* Task brief
Leave out the pictures, then output the lines of the records below from the first through the one containing "ax.set_yticks(range(0, 801, 100))".
Begin Records provided
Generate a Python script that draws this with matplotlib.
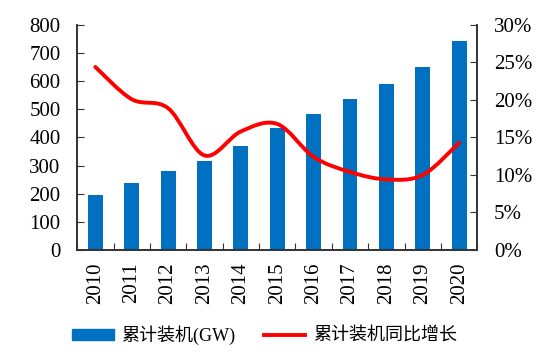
import matplotlib
matplotlib.use('Agg')
import matplotlib.pyplot as plt
import numpy as np
from matplotlib.path import Path
from matplotlib.patches import PathPatch
from matplotlib.lines import Line2D
from matplotlib.ticker import FuncFormatter

plt.rcParams['font.family'] = ['Liberation Serif', 'Noto Sans CJK SC', 'DejaVu Sans']

years = ['2010', '2011', '2012', '2013', '2014', '2015',
         '2016', '2017', '2018', '2019', '2020']
capacity_gw = [197, 237, 281, 316, 370, 433, 485, 537, 589, 650, 742]
growth_pct = [24.4, 20.1, 18.9, 12.6, 15.8, 16.8, 12.4, 10.4, 9.4, 10.0, 14.3]

bar_color = '#0070C0'
line_color = '#FF0000'
spine_color = '#333333'


def smooth_path(xs, ys):
    # Catmull-Rom style bezier path, like Excel's "smoothed line"
    pts = np.column_stack([xs, ys]).astype(float)
    verts = [pts[0]]
    codes = [Path.MOVETO]
    n = len(pts)
    for i in range(n - 1):
        p0 = pts[i - 1] if i > 0 else pts[i]
        p1 = pts[i]
        p2 = pts[i + 1]
        p3 = pts[i + 2] if i + 2 < n else pts[i + 1]
        c1 = p1 + (p2 - p0) / 6.0
        c2 = p2 - (p3 - p1) / 6.0
        verts += [c1, c2, p2]
        codes += [Path.CURVE4] * 3
    return Path(verts, codes)


fig = plt.figure(figsize=(5.59, 3.57), dpi=100)
ax = fig.add_axes([0.138, 0.300, 0.716, 0.630])
x = np.arange(len(years))

ax.bar(x, capacity_gw, width=0.41, color=bar_color, zorder=2)
ax.set_xlim(-0.5, len(years) - 0.5)
ax.set_ylim(0, 800)
ax.set_yticks(range(0, 801, 100))

# category boundary ticks (inward), labels at centers
ax.set_xticks(np.arange(-0.5, len(years), 1.0))
ax.set_xticklabels([])
ax.set_xticks(x, minor=True)
ax.set_xticklabels(years, minor=True, rotation=90, fontsize=15)
ax.tick_params(axis='x', which='major', direction='in', length=5, color=spine_color)
ax.tick_params(axis='x', which='minor', length=0, pad=9)
ax.tick_params(axis='y', direction='in', length=5, labelsize=15, color=spine_color, pad=12)

ax.spines['top'].set_visible(False)
for s in ['left', 'right', 'bottom']:
    ax.spines[s].set_color(spine_color)
    ax.spines[s].set_linewidth(1.2)

ax2 = ax.twinx()
ax2.set_ylim(0, 30)
ax2.set_yticks(range(0, 31, 5))
ax2.yaxis.set_major_formatter(FuncFormatter(lambda v, p: f'{int(v)}%'))
ax2.tick_params(axis='y', direction='in', length=5, labelsize=15, color=spine_color, pad=12)
ax2.spines['top'].set_visible(False)
for s in ['left', 'right', 'bottom']:
    ax2.spines[s].set_color(spine_color)
    ax2.spines[s].set_linewidth(1.2)

curve = PathPatch(smooth_path(x, growth_pct), facecolor='none',
                  edgecolor=line_color, linewidth=2.8, capstyle='round', zorder=3)
ax2.add_patch(curve)

handles = [
    plt.Rectangle((0, 0), 1, 1, color=bar_color),
    Line2D([0], [0], color=line_color, linewidth=2.8),
]
fig.legend(handles, ['累计装机(GW)', '累计装机同比增长'],
           loc='center', bbox_to_anchor=(0.473, 0.062), ncol=2, frameon=False,
           fontsize=13, handlelength=2.3, handleheight=0.6, columnspacing=1.6,
           handletextpad=0.4)

fig.savefig('out.png', dpi=100)
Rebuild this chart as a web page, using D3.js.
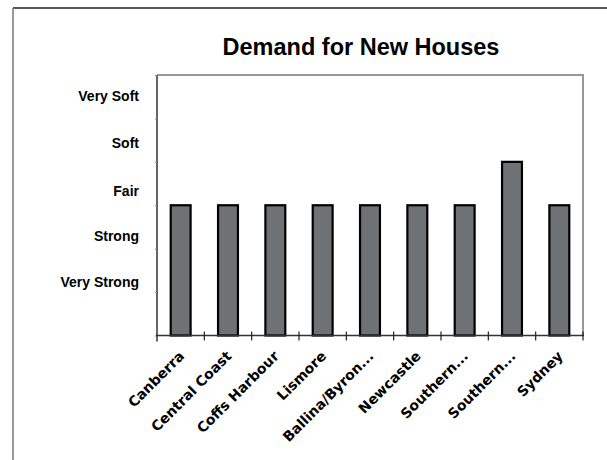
<!DOCTYPE html>
<html>
<head>
  <meta charset='utf-8'>
  <script src='https://d3js.org/d3.v7.min.js'></script>
  <style>
    body { margin: 0; background: #fff; }
    svg { display: block; }
  </style>
</head>
<body>
<script type='text/javascript'>
  // chart data
  var regions = ['Canberra', 'Central Coast', 'Coffs Harbour', 'Lismore', 'Ballina/Byron...',
    'Newcastle', 'Southern...', 'Southern...', 'Sydney'];
  var demand = [3, 3, 3, 3, 3, 3, 3, 4, 3];
  var levelNames = ['Very Strong', 'Strong', 'Fair', 'Soft', 'Very Soft'];
  var levelAt = [1.24, 2.28, 3.33, 4.43, 5.51];
  var yTicks = [0, 1, 2, 3, 4, 5, 6];

  var width = 607, height = 460;
  var plotL = 157, plotR = 583, plotT = 75, plotB = 335.5;

  var svg = d3.select('body').append('svg')
    .attr('width', width)
    .attr('height', height);

  // outer chart frame (runs off the page right and bottom)
  svg.append('line').attr('x1', 13).attr('x2', 620).attr('y1', 8).attr('y2', 8)
    .attr('stroke', '#222').attr('stroke-width', 1.5);
  svg.append('line').attr('x1', 13).attr('x2', 13).attr('y1', 8).attr('y2', 470)
    .attr('stroke', '#777').attr('stroke-width', 1.5);

  svg.append('text')
    .attr('x', 361).attr('y', 55)
    .attr('text-anchor', 'middle')
    .style('font-family', 'Liberation Sans, Arial, sans-serif')
    .style('font-weight', 'bold')
    .style('font-size', '23.5px')
    .text('Demand for New Houses');

  var x = d3.scaleBand().domain(d3.range(regions.length)).range([plotL, plotR]).paddingInner(0);
  var y = d3.scaleLinear().domain([0, 6]).range([plotB, plotT]);

  // plot area border, top and right
  svg.append('path')
    .attr('d', 'M' + plotL + ',' + plotT + 'H' + plotR + 'V' + plotB)
    .attr('fill', 'none').attr('stroke', '#999').attr('stroke-width', 2);

  // bars
  var bw = x.bandwidth() * 0.42;
  svg.selectAll('rect.bar')
    .data(demand)
    .enter()
    .append('rect')
    .attr('class', 'bar')
    .attr('x', function(d, i) { return x(i) + (x.bandwidth() - bw) / 2; })
    .attr('y', function(d) { return y(d); })
    .attr('width', bw)
    .attr('height', function(d) { return y(0) - y(d); })
    .attr('fill', '#6e7275')
    .attr('stroke', '#000')
    .attr('stroke-width', 2.2);

  // y axis: small ticks, no numbers
  var yAxis = svg.append('g')
    .attr('transform', 'translate(' + plotL + ',0)')
    .call(d3.axisLeft(y).tickValues(yTicks).tickSize(2).tickFormat(''));
  yAxis.select('.domain').attr('stroke', '#666').attr('stroke-width', 2)
    .attr('d', 'M0,' + plotT + 'V' + (plotB + 6));
  yAxis.selectAll('.tick line').attr('stroke', '#888');

  // level labels
  svg.selectAll('text.level')
    .data(levelNames)
    .enter()
    .append('text')
    .attr('class', 'level')
    .attr('x', 139)
    .attr('y', function(d, i) { return y(levelAt[i]); })
    .attr('dy', '0.35em')
    .attr('text-anchor', 'end')
    .style('font-family', 'Liberation Sans, Arial, sans-serif')
    .style('font-weight', 'bold')
    .style('font-size', '14px')
    .text(function(d) { return d; });

  // x axis line and crossing ticks at band edges
  svg.append('line')
    .attr('x1', plotL - 1).attr('x2', plotR + 1)
    .attr('y1', plotB).attr('y2', plotB)
    .attr('stroke', '#333').attr('stroke-width', 1.5);
  var edges = d3.range(regions.length + 1).map(function(i) {
    return i < regions.length ? x(i) : plotR;
  });
  svg.selectAll('line.xtick')
    .data(edges.slice(1))
    .enter()
    .append('line')
    .attr('class', 'xtick')
    .attr('x1', function(d) { return d; }).attr('x2', function(d) { return d; })
    .attr('y1', plotB - 4).attr('y2', plotB + 5)
    .attr('stroke', '#222').attr('stroke-width', 1.2);

  // category labels, rotated
  svg.selectAll('text.cat')
    .data(regions)
    .enter()
    .append('text')
    .attr('class', 'cat')
    .attr('transform', function(d, i) {
      return 'translate(' + (x(i) + x.bandwidth() / 2 + 1) + ',' + (plotB + 18) + ') rotate(-45)';
    })
    .attr('text-anchor', 'end')
    .attr('dy', '0.35em')
    .style('font-family', 'DejaVu Sans, Verdana, sans-serif')
    .style('font-weight', 'bold')
    .style('font-size', '14px')
    .text(function(d) { return d; });
</script>
</body>
</html>
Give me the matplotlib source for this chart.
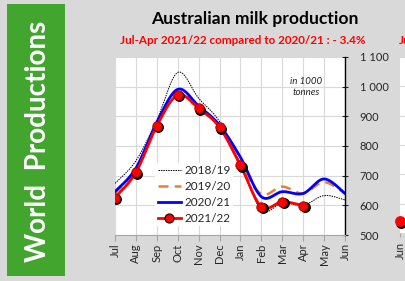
import numpy as np
import matplotlib
matplotlib.use("Agg")
import matplotlib.pyplot as plt
from matplotlib.transforms import offset_copy
from matplotlib.patches import Rectangle

months = ["Jul", "Aug", "Sep", "Oct", "Nov", "Dec", "Jan", "Feb", "Mar", "Apr", "May", "Jun"]
s1819 = [674, 750, 888, 1048, 961, 882, 740, 584, 608, 600, 633, 618]
s1920 = [640, 720, 872, 978, 925, 866, 738, 638, 663, 640, 678, 640]
s2021 = [646, 725, 880, 991, 935, 870, 762, 629, 646, 640, 689, 640]
s2122 = [626, 711, 868, 972, 927, 863, 735, 595, 612, 599]
yticks = [500, 600, 700, 800, 900, 1000, 1100]
ytick_labels = ["500", "600", "700", "800", "900", "1 000", "1 100"]

plt.rcParams['font.family'] = ['Lato', 'DejaVu Sans']


def smooth(y, n=20):
    """Excel-style Bezier smoothing through the data points."""
    x = np.arange(len(y), dtype=float)
    pts = np.column_stack([x, np.asarray(y, dtype=float)])
    out = []
    m = len(pts)
    t = np.linspace(0, 1, n)[:, None]
    for i in range(m - 1):
        p0 = pts[i - 1] if i > 0 else pts[i]
        p1 = pts[i]
        p2 = pts[i + 1]
        p3 = pts[i + 2] if i + 2 < m else pts[i + 1]
        c1 = p1 + (p2 - p0) / 6.0
        c2 = p2 - (p3 - p1) / 6.0
        seg = ((1 - t) ** 3) * p1 + 3 * ((1 - t) ** 2) * t * c1 + 3 * (1 - t) * t ** 2 * c2 + t ** 3 * p2
        out.append(seg if i == 0 else seg[1:])
    arr = np.vstack(out)
    return arr[:, 0], arr[:, 1]


W, H = 406, 281
fig = plt.figure(figsize=(W / 100, H / 100), dpi=100)
fig.patch.set_facecolor('#d9d9d9')

# green banner
fig.patches.append(Rectangle((7 / W, 1 - 276 / H), 58 / W, 272 / H, transform=fig.transFigure,
                             facecolor='#42a62e', edgecolor='none', zorder=0))
fig.text(38 / W, 1 - 141 / H, "World  Productions", rotation=90, color='white', fontsize=20,
         fontweight='bold', ha='center', va='center')

ax = fig.add_axes([115 / W, 1 - 235 / H, 230 / W, 178 / H])
ax.set_facecolor('white')
ax.set_xlim(0, 11)
ax.set_ylim(500, 1100)
ax.set_xticks(range(len(months)))
ax.set_xticklabels(months, rotation=90, fontsize=8)
ax.set_yticks(yticks)
ax.set_yticklabels(ytick_labels, fontsize=8)
ax.yaxis.tick_right()
ax.grid(True, color='#d9d9d9', linewidth=0.8)
ax.set_axisbelow(True)
for sp in ['left', 'top']:
    ax.spines[sp].set_visible(False)
ax.spines['right'].set_color('black')
ax.spines['right'].set_linewidth(1.0)
ax.spines['bottom'].set_color('#a6a6a6')
ax.tick_params(axis='y', direction='inout', length=5, pad=8, colors='#262626', labelcolor='#262626')
ax.tick_params(axis='x', direction='out', length=4, color='#a6a6a6', labelcolor='#262626', pad=2)

x, y = smooth(s1819)
l1, = ax.plot(x, y, color='black', linestyle=(0, (1.5, 1)), linewidth=0.7, label='2018/19')
x, y = smooth(s1920)
l2, = ax.plot(x, y, color='#ed7d31', linestyle=(0, (4, 2.5)), linewidth=1.8, label='2019/20')
x, y = smooth(s2021)
l3, = ax.plot(x, y, color='#0000ff', linewidth=2.0, label='2020/21')
x, y = smooth(s2122)
ax.plot(x, y, color='#ff0000', linewidth=2.0)
shadow = offset_copy(ax.transData, fig=fig, x=1.5, y=-1.5, units='dots')
ax.plot(range(len(s2122)), s2122, linestyle='none', marker='o', markersize=6.8,
        color='black', transform=shadow, zorder=3)
ax.plot(range(len(s2122)), s2122, linestyle='none', marker='o', markersize=6.8,
        markerfacecolor='#ff0000', markeredgecolor='#990000', markeredgewidth=0.6, zorder=4)
l4, = ax.plot([], [], color='#ff0000', linewidth=2.0, marker='o', markersize=6.5,
              markerfacecolor='#ff0000', markeredgecolor='black', markeredgewidth=0.8, label='2021/22')

leg = ax.legend(handles=[l1, l2, l3, l4], loc='lower left', bbox_to_anchor=(0.175, 0.05),
                frameon=True, fontsize=8.5, handlelength=2.0, handletextpad=0.3,
                labelspacing=0.42, borderpad=0.2, borderaxespad=0)
leg.get_frame().set_edgecolor('none')
leg.get_frame().set_facecolor('white')
leg.get_frame().set_alpha(1)
for t in leg.get_texts():
    t.set_color('#262626')

ax.text(0.83, 0.83, "in 1000\ntonnes", transform=ax.transAxes, fontsize=7, style='italic',
        ha='center', va='center', color='#262626', linespacing=1.35)

fig.text(255 / W, 1 - 19 / H, "Australian milk production", fontsize=12.6, fontweight='bold',
         ha='center', va='center', color='black')
fig.text(243 / W, 1 - 40 / H, "Jul-Apr 2021/22 compared to 2020/21 : - 3.4%", fontsize=8.4,
         fontweight='bold', ha='center', va='center', color='#ff0000')
fig.text(399 / W, 1 - 40 / H, "Ju", fontsize=8.4, fontweight='bold', ha='left', va='center', color='#ff0000')

# partial neighbouring chart on the right edge
ax2 = fig.add_axes([400 / W, 1 - 233 / H, 40 / W, 176 / H])
ax2.set_facecolor('white')
ax2.set_xlim(0, 11)
ax2.set_ylim(500, 1100)
ax2.set_yticks(yticks)
ax2.set_yticklabels([])
ax2.set_xticks([0])
ax2.set_xticklabels(["Jun"], rotation=90, fontsize=8, color='#262626')
ax2.tick_params(axis='x', length=3, color='#a6a6a6')
ax2.tick_params(axis='y', length=0)
ax2.grid(True, axis='y', color='#d9d9d9', linewidth=0.8)
for sp in ax2.spines.values():
    sp.set_visible(False)
ax2.plot([0], [540], linestyle='none', marker='o', markersize=6.8, color='black',
         transform=offset_copy(ax2.transData, fig=fig, x=1.5, y=-1.5, units='dots'), clip_on=False)
ax2.plot([0], [540], linestyle='none', marker='o', markersize=6.8, color='#ff0000', clip_on=False)

fig.savefig("out.png", dpi=100, facecolor=fig.get_facecolor())
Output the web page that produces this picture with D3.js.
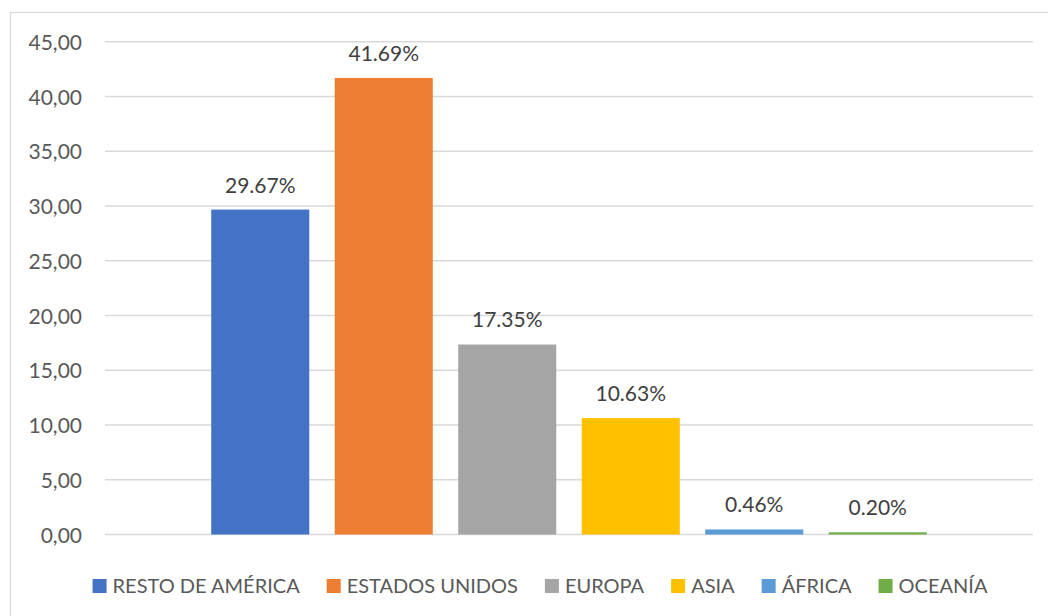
<!DOCTYPE html>
<html>
<head>
<meta charset="utf-8">
<script src="https://cdn.jsdelivr.net/npm/d3@7"></script>
<style>
  html, body { margin: 0; padding: 0; background: #fff; }
  svg { display: block; font-family: Lato, "Open Sans", sans-serif; }
</style>
</head>
<body>
<svg id="chart" width="1048" height="616"></svg>
<script>
const seriesNames = ["RESTO DE AMÉRICA", "ESTADOS UNIDOS", "EUROPA", "ASIA", "ÁFRICA", "OCEANÍA"];
const seriesValues = [29.67, 41.69, 17.35, 10.63, 0.46, 0.20];
const seriesLabels = ["29.67%", "41.69%", "17.35%", "10.63%", "0.46%", "0.20%"];
const seriesColors = ["#4472C4", "#ED7D31", "#A5A5A5", "#FFC000", "#5B9BD5", "#70AD47"];
const yTicks = [0, 5, 10, 15, 20, 25, 30, 35, 40, 45];
const yTickLabels = ["0,00", "5,00", "10,00", "15,00", "20,00", "25,00", "30,00", "35,00", "40,00", "45,00"];

const svg = d3.select("#chart");
const W = 1048, H = 616;

// chart border
svg.append("rect")
  .attr("x", 10.5).attr("y", 12.5)
  .attr("width", W).attr("height", H)
  .attr("fill", "#fff").attr("stroke", "#d9d9d9").attr("stroke-width", 1.2);

const plot = { left: 105, right: 1033, top: 41.7, bottom: 534.5 };

const y = d3.scaleLinear().domain([0, 45]).range([plot.bottom, plot.top]);
const x = d3.scaleBand().domain(seriesNames)
  .range([plot.left, plot.right])
  .paddingInner(0.206).paddingOuter(0.86);

// gridlines
svg.append("g").selectAll("line").data(yTicks).join("line")
  .attr("x1", plot.left).attr("x2", plot.right)
  .attr("y1", d => y(d)).attr("y2", d => y(d))
  .attr("stroke", "#d9d9d9").attr("stroke-width", 1.5);

// y axis labels
const yAxis = d3.axisLeft(y).tickValues(yTicks)
  .tickFormat((d, i) => yTickLabels[i]).tickSize(0).tickPadding(0);
const gy = svg.append("g").attr("transform", `translate(82,0)`).call(yAxis);
gy.select(".domain").remove();
gy.selectAll("text")
  .attr("fill", "#595959").style("font-size", "21px")
  .style("font-family", "Lato, 'Open Sans', sans-serif")
  .attr("dy", "0.36em");

// bars
const data = seriesNames.map((n, i) => ({ name: n, value: seriesValues[i], label: seriesLabels[i], color: seriesColors[i] }));
svg.append("g").selectAll("rect").data(data).join("rect")
  .attr("x", d => x(d.name))
  .attr("width", x.bandwidth())
  .attr("y", d => y(d.value))
  .attr("height", d => y(0) - y(d.value))
  .attr("fill", d => d.color);

// data labels
svg.append("g").selectAll("text").data(data).join("text")
  .attr("x", d => x(d.name) + x.bandwidth() / 2)
  .attr("y", d => y(d.value) - 17)
  .attr("text-anchor", "middle")
  .attr("fill", "#404040")
  .style("font-size", "21px")
  .text(d => d.label);

// legend
const legend = svg.append("g");
const items = legend.selectAll("g").data(data).join("g");
items.append("rect").attr("width", 14).attr("height", 14).attr("y", 579).attr("fill", d => d.color);
items.append("text").attr("x", 20).attr("y", 593)
  .attr("fill", "#595959").style("font-size", "20px")
  .text(d => d.name);
let widths = [];
items.each(function () { widths.push(20 + this.querySelector("text").getComputedTextLength()); });
const gap = 27;
const total = d3.sum(widths) + gap * (widths.length - 1);
let cx = 540 - total / 2;
items.attr("transform", (d, i) => {
  const t = `translate(${cx},0)`;
  cx += widths[i] + gap;
  return t;
});
</script>
</body>
</html>
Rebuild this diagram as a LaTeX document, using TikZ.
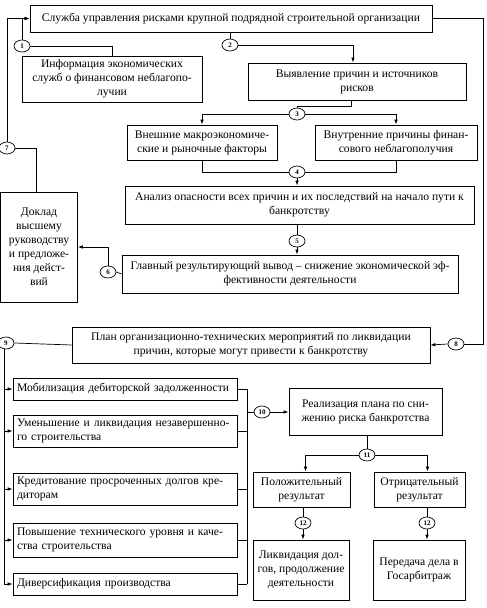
\documentclass[tikz,border=0pt]{standalone}
\usepackage{fontspec}
\setmainfont{Liberation Serif}
\usetikzlibrary{shapes.geometric,arrows.meta,calc}
\begin{document}
\begin{tikzpicture}[x=1pt,y=-1pt,
  bx/.style={draw,line width=0.8pt,inner sep=1pt,align=center,font=\fontsize{11.6}{14}\selectfont},
  lbx/.style={bx,align=left,inner xsep=4pt,minimum width=224pt,text width=216pt},
  num/.style={draw,ellipse,line width=0.7pt,minimum width=16pt,minimum height=12pt,inner sep=0pt,font=\fontsize{7}{7}\selectfont\bfseries,fill=white},
  ln/.style={line width=0.7pt},
  ar/.style={ln,-{Latex[length=5pt,width=3.5pt]}}]
\useasboundingbox (0,0) rectangle (487,608);

% boxes
\node[bx,minimum width=402pt,minimum height=27pt] (top) at (231,18.5) {Служба управления рисками крупной подрядной строительной организации};
\node[bx,minimum width=180pt,minimum height=46pt] (info) at (112,79) {Информация экономических\\служб о финансовом неблагопо-\\лучии};
\node[bx,minimum width=218pt,minimum height=37pt] (vyy) at (357,81.5) {Выявление причин и источников\\рисков};
\node[bx,minimum width=150pt,minimum height=35pt] (vnesh) at (202,142.5) {Внешние макроэкономиче-\\ские и рыночные факторы};
\node[bx,minimum width=162pt,minimum height=35pt] (vnutr) at (396,142.5) {Внутренние причины финан-\\сового неблагополучия};
\node[bx,minimum width=349pt,minimum height=38pt] (analiz) at (299.5,205) {Анализ опасности всех причин и их последствий на начало пути к\\банкротству};
\node[bx,minimum width=336pt,minimum height=38pt] (glav) at (290,274) {Главный результирующий вывод – снижение экономической эф-\\фективности деятельности};
\node[bx,minimum width=77pt,minimum height=110pt] (doklad) at (39,247) {Доклад\\высшему\\руководству\\и предложе-\\ния дейст-\\вий};
\node[bx,minimum width=358pt,minimum height=36pt] (plan) at (251,345) {План организационно-технических мероприятий по ликвидации\\причин, которые могут привести к банкротству};

\node[lbx,minimum height=22pt] (m1) at (125,389) {Мобилизация дебиторской задолженности};
\node[lbx,minimum height=32pt] (m2) at (125,431) {Уменьшение и ликвидация незавершенно-\\го строительства};
\node[lbx,minimum height=32pt] (m3) at (125,489) {Кредитование просроченных долгов кре-\\диторам};
\node[lbx,minimum height=34pt] (m4) at (125,540) {Повышение технического уровня и каче-\\ства строительства};
\node[lbx,minimum height=22pt] (m5) at (125,584) {Диверсификация производства};

\node[bx,minimum width=153pt,minimum height=47pt] (real) at (365.5,411.5) {Реализация плана по сни-\\жению риска банкротства};
\node[bx,minimum width=97pt,minimum height=35pt] (pos) at (301.5,489.5) {Положительный\\результат};
\node[bx,minimum width=91pt,minimum height=35pt] (neg) at (419.5,489.5) {Отрицательный\\результат};
\node[bx,minimum width=96pt,minimum height=60pt] (liq) at (301,570) {Ликвидация дол-\\гов, продолжение\\деятельности};
\node[bx,minimum width=92pt,minimum height=60pt] (pered) at (419,570) {Передача дела в\\Госарбитраж};

% numbered circles
\node[num] (c1) at (22,46) {1};
\node[num] (c2) at (230,45) {2};
\node[num] (c3) at (297,114) {3};
\node[num] (c4) at (297,172) {4};
\node[num] (c5) at (297,241) {5};
\node[num] (c6) at (108,272) {6};
\node[num] (c7) at (7,148) {7};
\node[num] (c8) at (456,344) {8};
\node[num] (c9) at (6,343) {9};
\node[num] (c10) at (262,412) {10};
\node[num] (c11) at (367,455) {11};
\node[num] (c12a) at (303,523) {12};
\node[num] (c12b) at (427,523) {12};

\coordinate (R) at (483,18.5);
\coordinate (S) at (247,412);

% connectors
\draw[ar] (c1.north) |- (top.west);
\draw[ar] (c7.north) |- (top.west);
\draw[ln] (info.north) |- (c1.east);
\draw[ln] (c2.north) -- (c2.north |- top.south);
\draw[ar] (c2.east) -| ([xshift=-4pt]vyy.north);
\draw[ln] ([xshift=-6pt]vyy.south) -- ++(0,6) -| (c3.north);
\draw[ar] (c3.west) -| (vnesh.north);
\draw[ar] (c3.east) -| (vnutr.north);
\draw[ln] (vnesh.south) |- (c4.west);
\draw[ln] (vnutr.south) |- (c4.east);
\draw[ar] (c4.south) -- (c4.south |- analiz.north);
\draw[ln] (c5.north) -- (c5.north |- analiz.south);
\draw[ar] (c5.south) -- (c5.south |- glav.north);
\draw[ln] (glav.west) -- (c6.east);
\draw[ar] (c6.north) |- (doklad.east);
\draw[ln] ([xshift=-3pt]doklad.north) |- (c7.east);
\draw[ln] (top.east) -- (R) |- (c8.east);
\draw[ar] (c8.west) -- (plan.east);
\draw[ln] (plan.west) -- (c9.east);
\foreach \m in {m1,m2,m3,m4,m5}{
  \draw[ar] ([xshift=-2pt]c9.south) |- (\m.west);
  \draw[ln] (\m.east) -- (\m.east -| S);
}
\draw[ln] (m1.east -| S) -- (m5.east -| S);
\draw[ln] (S) -- (c10.west);
\draw[ar] (c10.east) -- (c10.east -| real.west);
\draw[ln] (c11.north) -- (c11.north |- real.south);
\draw[ar] (c11.west) -| ([xshift=4pt]pos.north);
\draw[ar] (c11.east) -| ([xshift=8pt]neg.north);
\draw[ln] (c12a.north) -- (c12a.north |- pos.south);
\draw[ar] (c12a.south) -- (c12a.south |- liq.north);
\draw[ln] (c12b.north) -- (c12b.north |- neg.south);
\draw[ar] (c12b.south) -- (c12b.south |- pered.north);
\end{tikzpicture}
\end{document}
End Records provided
* Result of this exercise
Generate a Python script that draws this with matplotlib.
import matplotlib
matplotlib.use('Agg')
import matplotlib.pyplot as plt
import numpy as np
from matplotlib.path import Path
from matplotlib.patches import PathPatch
from matplotlib.lines import Line2D
from matplotlib.ticker import FuncFormatter

plt.rcParams['font.family'] = ['Liberation Serif', 'Noto Sans CJK SC', 'DejaVu Sans']

years = ['2010', '2011', '2012', '2013', '2014', '2015',
         '2016', '2017', '2018', '2019', '2020']
capacity_gw = [197, 237, 281, 316, 370, 433, 485, 537, 589, 650, 742]
growth_pct = [24.4, 20.1, 18.9, 12.6, 15.8, 16.8, 12.4, 10.4, 9.4, 10.0, 14.3]

bar_color = '#0070C0'
line_color = '#FF0000'
spine_color = '#333333'


def smooth_path(xs, ys):
    # Catmull-Rom style bezier path, like Excel's "smoothed line"
    pts = np.column_stack([xs, ys]).astype(float)
    verts = [pts[0]]
    codes = [Path.MOVETO]
    n = len(pts)
    for i in range(n - 1):
        p0 = pts[i - 1] if i > 0 else pts[i]
        p1 = pts[i]
        p2 = pts[i + 1]
        p3 = pts[i + 2] if i + 2 < n else pts[i + 1]
        c1 = p1 + (p2 - p0) / 6.0
        c2 = p2 - (p3 - p1) / 6.0
        verts += [c1, c2, p2]
        codes += [Path.CURVE4] * 3
    return Path(verts, codes)


fig = plt.figure(figsize=(5.59, 3.57), dpi=100)
ax = fig.add_axes([0.138, 0.300, 0.716, 0.630])
x = np.arange(len(years))

ax.bar(x, capacity_gw, width=0.41, color=bar_color, zorder=2)
ax.set_xlim(-0.5, len(years) - 0.5)
ax.set_ylim(0, 800)
ax.set_yticks(range(0, 801, 100))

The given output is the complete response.